Even if your "self hosting" is renting a $5/month VPS, some spam lists (e.g. UCEPROTECT) proactively mark any IP ranges owned by consumer ISPs and VPS hosting as potential spam. I figured paying fastmail $30/yr was worth never having to worry about it.

alexpotatoyesterday at 11:39 PM

For "Trust", I believe patio11 described this system as the "Taxi Medallion of Email".

e.g. you spend a lot of money to show that you are a legitimate entity or you pay less money to rent something that shows you are connected to said entity.

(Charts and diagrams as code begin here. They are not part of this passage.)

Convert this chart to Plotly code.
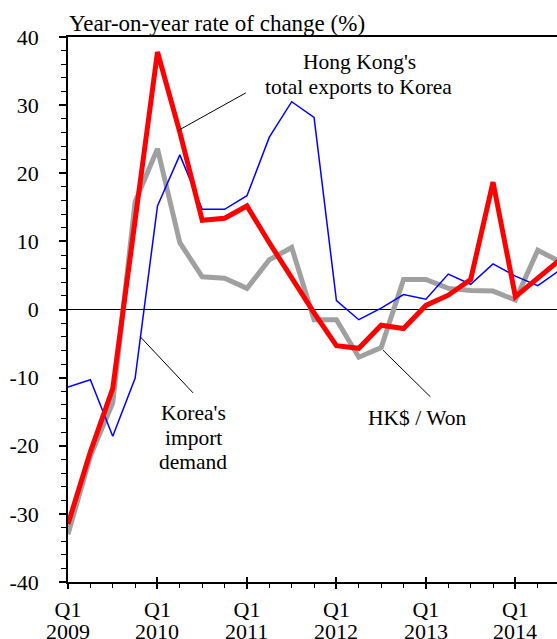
import plotly.graph_objects as go

# ---- data (quarterly, Q1 2009 .. Q3 2014) ----
quarter_index = list(range(23))
hk_exports_to_korea = [-31.5, -20.9, -11.6, 13.0, 37.8, 26.0, 13.1, 13.4, 15.2, 9.8, 4.6, -0.5,
                       -5.3, -5.7, -2.3, -2.8, 0.6, 2.1, 4.4, 18.7, 1.9, 4.6, 7.3]
korea_import_demand = [-11.4, -10.3, -18.6, -10.1, 15.2, 22.7, 14.7, 14.7, 16.7, 25.3, 30.5, 28.2,
                       1.3, -1.5, 0.2, 2.2, 1.5, 5.2, 3.7, 6.7, 4.9, 3.5, 5.8]
hkd_per_won = [-33.0, -21.5, -13.7, 15.8, 23.6, 9.8, 4.8, 4.6, 3.1, 7.3, 9.1, -1.5,
               -1.5, -7.0, -5.6, 4.4, 4.4, 3.1, 2.8, 2.7, 1.4, 8.7, 7.0]
year_tick_index = [0, 4, 8, 12, 16, 20]
year_labels = ["2009", "2010", "2011", "2012", "2013", "2014"]
quarter_label = "Q1"
y_tick_vals = [-40, -30, -20, -10, 0, 10, 20, 30, 40]
y_tick_text = ["-40", "-30", "-20", "-10", "0", "10", "20", "30", "40"]

# annotation texts (one entry per line) with anchor positions in data units
label_lines = [
    ("Hong Kong's", 13.02, 36.3),
    ("total exports to Korea", 12.99, 32.6),
    ("Korea's", 5.6, -15.25),
    ("import", 5.6, -18.9),
    ("demand", 5.6, -22.45),
    ("HK$ / Won", 15.6, -15.9),
]
leader_lines = [
    ((4.94, 26.3), (7.95, 31.8)),
    ((3.23, -4.0), (5.59, -12.24)),
    ((14.08, -5.97), (16.2, -12.82)),
]

FONT = "Liberation Serif, Times New Roman, serif"

fig = go.Figure()
fig.add_trace(go.Scatter(x=quarter_index, y=hkd_per_won, mode="lines",
                         line=dict(color="#A0A0A0", width=5), name="HK$ / Won"))
fig.add_trace(go.Scatter(x=quarter_index, y=korea_import_demand, mode="lines",
                         line=dict(color="#0000FF", width=1.5), name="Korea's import demand"))
fig.add_trace(go.Scatter(x=quarter_index, y=hk_exports_to_korea, mode="lines",
                         line=dict(color="#FF0000", width=5), name="Hong Kong's total exports to Korea"))
# invisible trace to activate overlay axis (inner half of crossing ticks)
fig.add_trace(go.Scatter(x=quarter_index, y=hk_exports_to_korea, xaxis="x2", mode="lines",
                         line=dict(width=0), hoverinfo="skip", showlegend=False, opacity=0))

x_max = 489 / 22.37

fig.update_layout(
    width=557, height=639,
    margin=dict(l=68, r=0, t=37, b=57),
    paper_bgcolor="white", plot_bgcolor="white",
    showlegend=False,
    font=dict(family=FONT, size=22, color="black"),
    xaxis=dict(range=[0, x_max], showgrid=False, zeroline=False, automargin=False,
               showline=True, linecolor="black", linewidth=1.5, mirror=True,
               tickvals=year_tick_index, ticktext=[quarter_label] * len(year_tick_index),
               ticks="outside", ticklen=5, tickwidth=1.5, tickcolor="black",
               ticklabelstandoff=2,
               minor=dict(dtick=1, tick0=0, ticks="outside", ticklen=4, tickwidth=1.2, tickcolor="black"),
               tickfont=dict(family=FONT, size=22, color="black")),
    xaxis2=dict(overlaying="x", matches="x", anchor="y", side="bottom", automargin=False,
                range=[0, x_max], showgrid=False, zeroline=False, showline=False,
                tickvals=year_tick_index, showticklabels=False,
                ticks="inside", ticklen=5, tickwidth=1.5, tickcolor="black"),
    yaxis=dict(range=[-40, 40], showgrid=False, zeroline=True, zerolinecolor="black",
               zerolinewidth=1.2, showline=True, linecolor="black", linewidth=1.5, automargin=False,
               tickvals=y_tick_vals, ticktext=y_tick_text,
               ticks="outside", ticklen=7, tickwidth=1.5, tickcolor="black",
               ticklabelstandoff=16,
               minor=dict(dtick=2, ticks="outside", ticklen=5, tickwidth=1.2, tickcolor="black"),
               tickfont=dict(family=FONT, size=22, color="black")),
)

annotations = [dict(text="Year-on-year rate of change (%)", xref="paper", yref="paper",
                    x=0, y=1, xanchor="left", yanchor="bottom", showarrow=False,
                    font=dict(family=FONT, size=23, color="black"), borderpad=0)]
for idx, yr in zip(year_tick_index, year_labels):
    annotations.append(dict(text=yr, xref="x", yref="paper", x=idx, y=-0.091,
                            xanchor="center", yanchor="middle", showarrow=False,
                            font=dict(family=FONT, size=22, color="black")))
for txt, xx, yy in label_lines:
    annotations.append(dict(text=txt, xref="x", yref="y", x=xx, y=yy,
                            xanchor="center", yanchor="middle", showarrow=False,
                            font=dict(family=FONT, size=21.5, color="black")))
fig.update_layout(annotations=annotations)

for (x0, y0), (x1, y1) in leader_lines:
    fig.add_shape(type="line", xref="x", yref="y", x0=x0, y0=y0, x1=x1, y1=y1,
                  line=dict(color="black", width=1))

fig.write_html("out.html", config={"displayModeBar": False},
               post_script="document.body.style.margin='0';document.body.style.overflow='hidden';")
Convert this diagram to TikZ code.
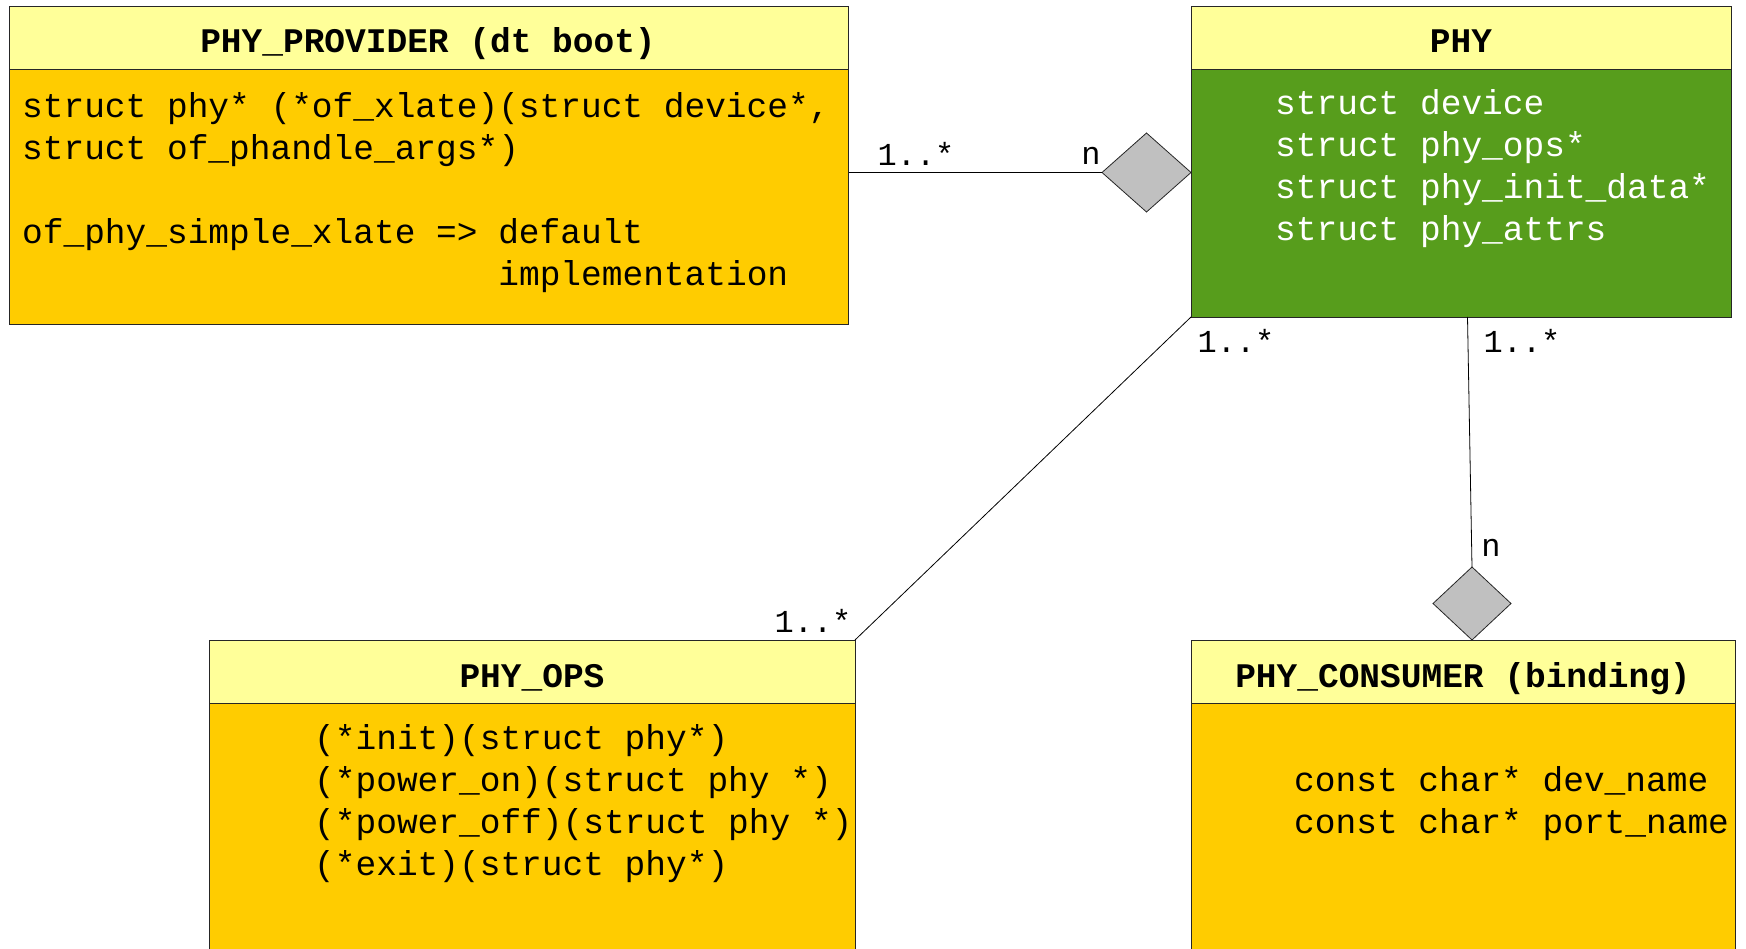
\documentclass[tikz,border=0pt]{standalone}
\usepackage{fontspec}
\setmonofont{Liberation Mono}
\usetikzlibrary{shapes.geometric}

\definecolor{hdrfill}{HTML}{FFFF99}
\definecolor{bodyfill}{HTML}{FFCC00}
\definecolor{phyfill}{HTML}{579D1C}
\definecolor{aggrfill}{HTML}{C0C0C0}

\tikzset{
  classpart/.style={draw=black!85, line width=0.8pt, rectangle, inner sep=0pt,
    outer sep=0pt, anchor=north west},
  hdrbox/.style={classpart, fill=hdrfill},
  bodybox/.style={classpart, fill=bodyfill},
  greenbox/.style={classpart, fill=phyfill},
  titletext/.style={anchor=base, inner sep=0pt,
    font=\ttfamily\bfseries\fontsize{34.5}{42}\selectfont},
  % the base anchor of a multi-line node sits on its last line
  membertext/.style={anchor=base west, inner sep=0pt, align=left,
    font=\ttfamily\fontsize{34.5}{42}\selectfont},
  multtext/.style={anchor=base, inner sep=0pt,
    font=\ttfamily\fontsize{32}{38}\selectfont},
  aggr/.style={shape=diamond, draw=black!85, fill=aggrfill, line width=0.8pt,
    inner sep=0pt, outer sep=0pt},
  assoc/.style={draw=black, line width=0.8pt}
}

\begin{document}
\begin{tikzpicture}[x=1pt, y=-1pt]
\useasboundingbox (0,0) rectangle (1746,949);

% PHY_PROVIDER
\node[hdrbox, minimum width=839.5pt, minimum height=63pt] (provhdr) at (9,6) {};
\node[bodybox, minimum width=839.5pt, minimum height=255pt] (provbody) at (9,69) {};
\node[titletext] (provtitle) at (428,53) {PHY\_PROVIDER (dt boot)};
\node[membertext] (provmembers) at (22,286)
  {struct phy* (*of\_xlate)(struct device*,\\
   struct of\_phandle\_args*)\\
   \\
   of\_phy\_simple\_xlate => default\\
   \phantom{of\_phy\_simple\_xlate => }implementation};

% PHY
\node[hdrbox, minimum width=540.5pt, minimum height=63pt] (phyhdr) at (1191,6) {};
\node[greenbox, minimum width=540.5pt, minimum height=248pt] (phybody) at (1191,69) {};
\node[titletext] (phytitle) at (1461,53) {PHY};
\node[membertext, text=white] (phymembers) at (1275,240.5)
  {struct device\\
   struct phy\_ops*\\
   struct phy\_init\_data*\\
   struct phy\_attrs};

% PHY_OPS
\node[hdrbox, minimum width=646pt, minimum height=63pt] (opshdr) at (209,640) {};
\node[bodybox, minimum width=646pt, minimum height=260pt] (opsbody) at (209,703) {};
\node[titletext] (opstitle) at (532,687) {PHY\_OPS};
\node[membertext] (opsmembers) at (314,875.5)
  {(*init)(struct phy*)\\
   (*power\_on)(struct phy *)\\
   (*power\_off)(struct phy *)\\
   (*exit)(struct phy*)};

% PHY_CONSUMER
\node[hdrbox, minimum width=544pt, minimum height=63pt] (conshdr) at (1191,640) {};
\node[bodybox, minimum width=544pt, minimum height=260pt] (consbody) at (1191,703) {};
\node[titletext] (constitle) at (1463,687) {PHY\_CONSUMER (binding)};
\node[membertext] (consmembers) at (1294,833)
  {const char* dev\_name\\
   const char* port\_name};

% aggregation diamonds
\node[aggr, minimum width=89pt, minimum height=79pt] (provagg) at (1146.5,172.5) {};
\node[aggr, minimum width=78pt, minimum height=73pt] (consagg) at (1472,603.5) {};

% associations
\draw[assoc] (provagg.west) -- (provagg.west -| provbody.east);
\draw[assoc] (phybody.south west) -- (opshdr.north east);
\coordinate (phyfoot) at (1467.5,317);
\draw[assoc] (phyfoot) -- (consagg.north);

% multiplicities
\node[multtext] (m1) at (916,165.5) {1..*};
\node[multtext] (m2) at (1091,164.5) {n};
\node[multtext] (m3) at (1236,353) {1..*};
\node[multtext] (m4) at (813,632) {1..*};
\node[multtext] (m5) at (1522,353) {1..*};
\node[multtext] (m6) at (1491,556) {n};
\end{tikzpicture}
\end{document}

yw3410yesterday at 10:02 PM

Not to detract from your wider point, but there's a few ISPs which own IP blocks which aren't blacklisted.

I had quite a bit of success with it and of course, DKIM and the other measures you can take some years back.

For personal emails, I don't think I had any which fed straight into spam.

direwolf20yesterday at 10:10 PM

If everyone ran a mail server at home spam scores wouldn't be so strict

robocatyesterday at 10:13 PM

3) Upgrades suck. Admin also sucks

Maintenance is probably my number one reason for giving up on projects where I'm responsible for feeding the pet.